Dr. P. Balaram, director of the prestigious Indian Institute of Science in Bangalore and part of prime minister Manmohan Singh's scientific advisory council, described the events in Japan as "a wake-up call" for India. In an open letter, signed by more than 50 prominent figures, Balaram states:
1. "We strongly believe that India must radically review its nuclear power policy."
2. "Pending the review, there should be a moratorium on all further nuclear activity, and revocation of recent clearances for nuclear projects."
3. The Department of Atomic Energy (DAE) has "cavalierly minimised (the possibility of an accident)... and declared that Indian reactors cannot undergo serious accidents."
4. The Japanese crisis shows "that even in an industrially advanced country, nuclear reactors were vulnerable to catastrophes, in spite of precautions and safety measures."
5. The letter urges the Indian government to conduct an independent and transparent safety audit of its nuclear facilities.
"In the light of what has happened in Japan.... we strongly believe that India must radically review its nuclear power policy for appropriateness, safety, costs, and public acceptance, and undertake an independent, transparent safety audit of all its nuclear facilities, which involves non-DAE experts and civil society organisations.
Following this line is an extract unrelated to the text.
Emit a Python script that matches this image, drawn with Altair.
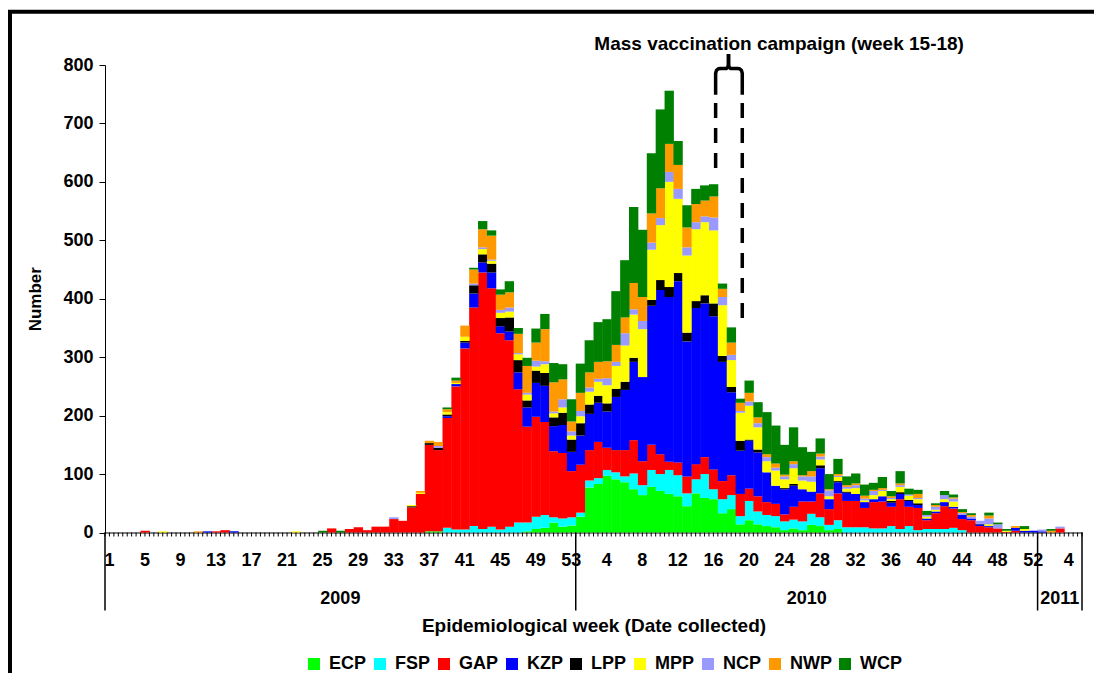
import altair as alt
import pandas as pd

# ---------------- data ----------------
categories = ["ECP", "FSP", "GAP", "KZP", "LPP", "MPP", "NCP", "NWP", "WCP"]
colors = ["#00FF00", "#00FFFF", "#FF0000", "#0000FF", "#000000",
          "#FFFF00", "#9999FF", "#FF9900", "#008000"]

years = ["2009", "2010", "2011"]
weeks_per_year = [53, 52, 5]
labeled_weeks = {
    "2009": [1, 5, 9, 13, 17, 21, 25, 29, 33, 37, 41, 45, 49, 53],
    "2010": [4, 8, 12, 16, 20, 24, 28, 32, 36, 40, 44, 48, 52],
    "2011": [4],
}

# counts per week: 2009 (53 weeks) + 2010 (52 weeks) + 2011 (5 weeks)
ECP = ([0] * 36 + [2, 2, 0, 0, 0, 0, 0, 0, 0, 0, 0, 2, 6, 8, 17, 10, 12]
       + [27, 77, 83, 97, 91, 86, 74, 64, 78, 71,
          66, 62, 45, 67, 59, 57, 33, 40, 14, 21,
          14, 11, 9, 4, 7, 4, 13, 11, 4, 6]
       + [0] * 22
       + [0, 0, 0, 0, 0])
FSP = ([0] * 38 + [8, 5, 5, 11, 6, 10, 5, 10, 17, 15, 21, 22, 9, 14, 14]
       + [7, 12, 10, 10, 12, 10, 27, 17, 29, 29,
          41, 36, 22, 24, 41, 17, 24, 24, 14, 33,
          22, 19, 19, 15, 15, 15, 19, 15, 9, 15,
          9, 9, 9, 7, 7, 11, 6, 11, 4, 6,
          6, 6, 8, 4, 0, 0, 0, 0, 0, 0,
          0, 0]
       + [0, 0, 0, 0, 0])
GAP = ([0, 0, 0, 0, 3, 0, 0, 0, 0, 0,
        0, 0, 2, 4, 0, 0, 0, 0, 0, 0,
        0, 0, 0, 0, 0, 7, 0, 6, 9, 4,
        10, 10, 23, 20, 43, 66, 148, 139, 188, 245,
        310, 374, 439, 408, 336, 319, 228, 164, 171, 159,
        113, 112, 79]
       + [82, 52, 62, 38, 38, 45, 57, 41, 43, 34,
          14, 22, 29, 26, 29, 34, 31, 34, 38, 21,
          26, 22, 21, 12, 22, 34, 21, 41, 27, 46,
          45, 45, 33, 45, 46, 33, 51, 33, 38, 15,
          27, 39, 33, 19, 21, 11, 9, 7, 1, 3,
          0, 0]
       + [0, 0, 7, 0, 0])
KZP = ([0] * 11 + [2, 0, 0, 2] + [0] * 23
       + [3, 4, 10, 24, 17, 27, 12, 15, 29, 33, 58, 62, 43, 48, 33]
       + [50, 62, 67, 62, 91, 103, 134, 144, 238, 281,
          282, 310, 231, 267, 263, 262, 204, 142, 74, 82,
          75, 51, 31, 43, 36, 21, 17, 43, 17, 19,
          14, 12, 10, 5, 9, 7, 9, 10, 5, 3,
          3, 7, 3, 7, 3, 3, 2, 0, 0, 5,
          3, 3]
       + [2, 0, 0, 0, 0])
LPP = ([0] * 34 + [2, 0, 3, 4, 3, 0, 3]
       + [14, 14, 15, 14, 24, 21, 12, 21, 22, 15, 21, 21]
       + [21, 16, 12, 14, 14, 14, 7, 0, 10, 17,
          17, 14, 15, 12, 14, 22, 10, 9, 17, 2,
          5, 0, 0, 2, 3, 0, 0, 5, 0, 2,
          2, 0, 0, 0, 0, 3, 3, 2, 3, 0,
          0, 0, 0, 0, 0, 1, 0, 0, 0, 0,
          0, 0]
       + [0, 0, 0, 0, 0])
MPP = ([0] * 6 + [2] + [0] * 14 + [2] + [0] * 12
       + [2, 2, 0, 0, 4, 2, 7, 0]
       + [9, 5, 9, 10, 10, 10, 7, 15, 7, 9, 7]
       + [12, 22, 24, 31, 39, 62, 74, 82, 86, 94,
          180, 127, 132, 123, 125, 125, 87, 46, 48, 58,
          38, 19, 26, 15, 27, 15, 17, 10, 5, 7,
          5, 10, 3, 7, 9, 3, 9, 7, 7, 3,
          3, 5, 9, 0, 0, 0, 3, 0, 2, 0,
          3, 0]
       + [0, 0, 0, 0, 0])
NCP = ([0] * 32 + [3, 0, 0, 0, 0, 3, 0, 0, 0]
       + [3, 3, 2, 5, 7, 2, 3, 10, 5, 3, 14, 7]
       + [9, 7, 5, 12, 7, 21, 9, 14, 12, 12,
          17, 17, 14, 12, 10, 22, 14, 9, 3, 7,
          7, 7, 5, 5, 7, 7, 9, 5, 10, 2,
          3, 5, 3, 7, 2, 2, 3, 2, 2, 3,
          5, 7, 5, 3, 3, 5, 10, 7, 0, 0,
          0, 0]
       + [3, 0, 3, 0, 0])
NWP = ([0] * 10 + [2] + [0] * 24
       + [3, 4, 7, 5, 4, 19, 24, 31, 41, 26, 26, 33, 46, 31, 55, 50, 34, 17]
       + [31, 26, 29, 29, 29, 27, 45, 41, 50, 51,
          48, 41, 34, 31, 27, 36, 14, 21, 14, 15,
          10, 5, 7, 3, 5, 2, 9, 5, 2, 3,
          3, 3, 5, 2, 3, 3, 3, 0, 7, 0,
          3, 0, 2, 2, 3, 0, 5, 0, 0, 3,
          0, 0]
       + [0, 3, 0, 0, 0])
WCP = ([0] * 24 + [3, 0, 3] + [0] * 11 + [3, 5, 0]
       + [3, 14, 9, 9, 19, 10, 14, 24, 26, 33, 26, 38]
       + [50, 55, 68, 72, 92, 98, 130, 115, 103, 135,
          91, 41, 38, 26, 26, 21, 9, 26, 7, 21,
          26, 72, 65, 51, 58, 48, 33, 26, 26, 26,
          15, 17, 19, 12, 19, 9, 21, 10, 7, 7,
          3, 7, 5, 5, 3, 0, 5, 3, 3, 0,
          5, 0]
       + [0, 3, 0, 0, 0])

series = dict(zip(categories, [ECP, FSP, GAP, KZP, LPP, MPP, NCP, NWP, WCP]))

annotation_text = "Mass vaccination campaign (week 15-18)"

# ---------------- tables ----------------
label_rows = []
pos = 0
starts, ends = [], []
for yr, n in zip(years, weeks_per_year):
    starts.append(pos)
    for wk in range(1, n + 1):
        if wk in labeled_weeks[yr]:
            label_rows.append({"xc": pos + wk - 0.5, "lab": str(wk)})
    pos += n
    ends.append(pos)
n_weeks = pos
label_df = pd.DataFrame(label_rows)
tick_df = pd.DataFrame({"t": [k / 2 for k in range(2 * n_weeks + 1)]})

rows = []
for order, cat in enumerate(categories):
    for i, v in enumerate(series[cat]):
        rows.append({"idx": i, "cat": cat, "order": order, "value": v})
df = pd.DataFrame(rows)

year_df = pd.DataFrame({"year": years, "start": starts, "end": ends})
bound_df = pd.DataFrame({"b": [0] + ends})

# annotation geometry (week-index units, count units)
ann_text_df = pd.DataFrame({"x": [75.9], "y": [836], "t": [annotation_text]})
bracket_df = pd.DataFrame({
    "side": ["L"] * 9 + ["R"] * 9,
    "ord": list(range(9)) * 2,
    "x": [68.75, 68.75, 68.85, 69.05, 69.3, 69.95, 70.12, 70.2, 70.2,
          71.75, 71.75, 71.65, 71.45, 71.2, 70.45, 70.28, 70.2, 70.2],
    "y": [749, 786, 791, 793.5, 794, 794, 796, 801, 819,
          749, 786, 791, 793.5, 794, 794, 796, 801, 819],
})
dash_df = pd.DataFrame({"x": [68.75, 71.75], "top": [735, 735], "bottom": [620, 367]})

# ---------------- chart ----------------
W, H = 977, 467.5
FONT = "Liberation Sans"

x_scale = alt.Scale(domain=[0, n_weeks], nice=False, zero=False)
y_scale = alt.Scale(domain=[0, 800], nice=False)

x_axis = alt.Axis(
    labels=False, ticks=False, domainColor="#555", domainWidth=1.5, grid=False,
    title="Epidemiological week (Date collected)", titleFont=FONT, titleFontSize=19,
    titleFontWeight="bold", titleColor="#000", titleX=W / 2, titleY=93,
    titleBaseline="middle", titleAlign="center",
)
y_axis = alt.Axis(
    values=list(range(0, 801, 100)), labelFontSize=18, labelFontWeight="bold",
    labelFont=FONT, labelColor="#000", labelPadding=6, tickSize=6, tickColor="#000",
    domainColor="#000", grid=False,
    title="Number", titleFont=FONT, titleFontSize=17, titleFontWeight="bold",
    titleColor="#000", titleAngle=270, titleX=-70, titleY=H / 2,
    titleBaseline="middle", titleAlign="center",
)


def X(field):
    return alt.X(field, scale=x_scale, axis=x_axis)


def Y(field):
    return alt.Y(field, scale=y_scale, axis=y_axis)


bars = alt.Chart(df).transform_stack(
    stack="value", groupby=["idx"], as_=["y0", "y1"],
    sort=[alt.SortField("order", "ascending")],
).transform_calculate(
    x1="datum.idx + 1.05"
).mark_rect().encode(
    x=X("idx:Q"),
    x2="x1:Q",
    y=Y("y0:Q"),
    y2="y1:Q",
    color=alt.Color(
        "cat:N", scale=alt.Scale(domain=categories, range=colors),
        legend=alt.Legend(
            title=None, orient="none", direction="horizontal",
            legendX=200, legendY=590, symbolType="square", symbolSize=144,
            symbolStrokeWidth=0, labelFont=FONT, labelFontSize=18,
            labelFontWeight="bold", labelColor="#000", columnPadding=4,
            labelOffset=6,
        ),
    ),
)

ticks = alt.Chart(tick_df).mark_rule(color="#000", strokeWidth=1).encode(
    x=X("t:Q"), y=alt.value(H), y2=alt.value(H + 4)
)

week_text = alt.Chart(label_df).mark_text(
    font=FONT, fontSize=18, fontWeight="bold", color="#000", baseline="middle"
).encode(x=X("xc:Q"), y=alt.value(H + 28), text="lab:N")

seps = alt.Chart(bound_df).mark_rule(color="#000", strokeWidth=1.5).encode(
    x=X("b:Q"), y=alt.value(H), y2=alt.value(H + 78)
)

year_text = alt.Chart(year_df).transform_calculate(
    mid="(datum.start + datum.end) / 2"
).mark_text(font=FONT, fontSize=18, fontWeight="bold", color="#000",
            baseline="middle").encode(
    x=X("mid:Q"), y=alt.value(H + 66.5), text="year:N"
)

ann_text = alt.Chart(ann_text_df).mark_text(
    font=FONT, fontSize=19, fontWeight="bold", color="#000", baseline="middle"
).encode(x=X("x:Q"), y=Y("y:Q"), text="t:N")

bracket = alt.Chart(bracket_df).mark_line(
    color="#000", strokeWidth=3.5, strokeJoin="round", strokeCap="butt"
).encode(x=X("x:Q"), y=Y("y:Q"), detail="side:N", order="ord:Q")

dashes = alt.Chart(dash_df).mark_rule(
    color="#000", strokeWidth=3.5, strokeDash=[15, 10]
).encode(x=X("x:Q"), y=Y("top:Q"), y2="bottom:Q")

frame_src = pd.DataFrame({"k": [0]})
frame_left = alt.Chart(frame_src).mark_rule(color="#000", strokeWidth=4).encode(
    x=alt.value(-95), y=alt.value(-55), y2=alt.value(620)
)
frame_top = alt.Chart(frame_src).mark_rule(color="#000", strokeWidth=4).encode(
    x=alt.value(-97), x2=alt.value(1000), y=alt.value(-53.25)
)

chart = alt.layer(
    bars, ticks, week_text, seps, year_text, ann_text, bracket, dashes,
    frame_left, frame_top
).properties(
    width=W, height=H,
    padding={"left": 97, "top": 57, "right": 12, "bottom": 140},
    autosize=alt.AutoSizeParams(type="none"),
).configure(
    background="#ffffff",
    view=alt.ViewConfig(stroke="transparent", strokeWidth=0),
)

chart.save("out.html", embed_options={"renderer": "svg", "actions": False})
Pending the review, there should be a moratorium on all further nuclear activity, and revocation of recent clearances for nuclear projects," said Dr Balaram. He said he agreed to be a co-signatory to a key petition seeking a nuclear moratorium because many of India's proposed nuclear plants were likely to come up in populated and ecologically sensitive areas.
The Japanese crisis has fuelled opposition in India to the construction of what would be one of the world's largest nuclear power plants in a seismically-sensitive region of Maharashtra state, with six reactors providing 9,600 megawatts of combined power. French company Areva has signed a 9.3-billion-dollar framework deal to supply the first two of Jaitapur's third-generation pressurised water reactors, with the nuclear plant scheduled to begin producing power in 2018.
Are India and Germany beginning to show the way for other democracies around the world? The nuclear moratorium issue appears to be fast becoming the clarion call of our times.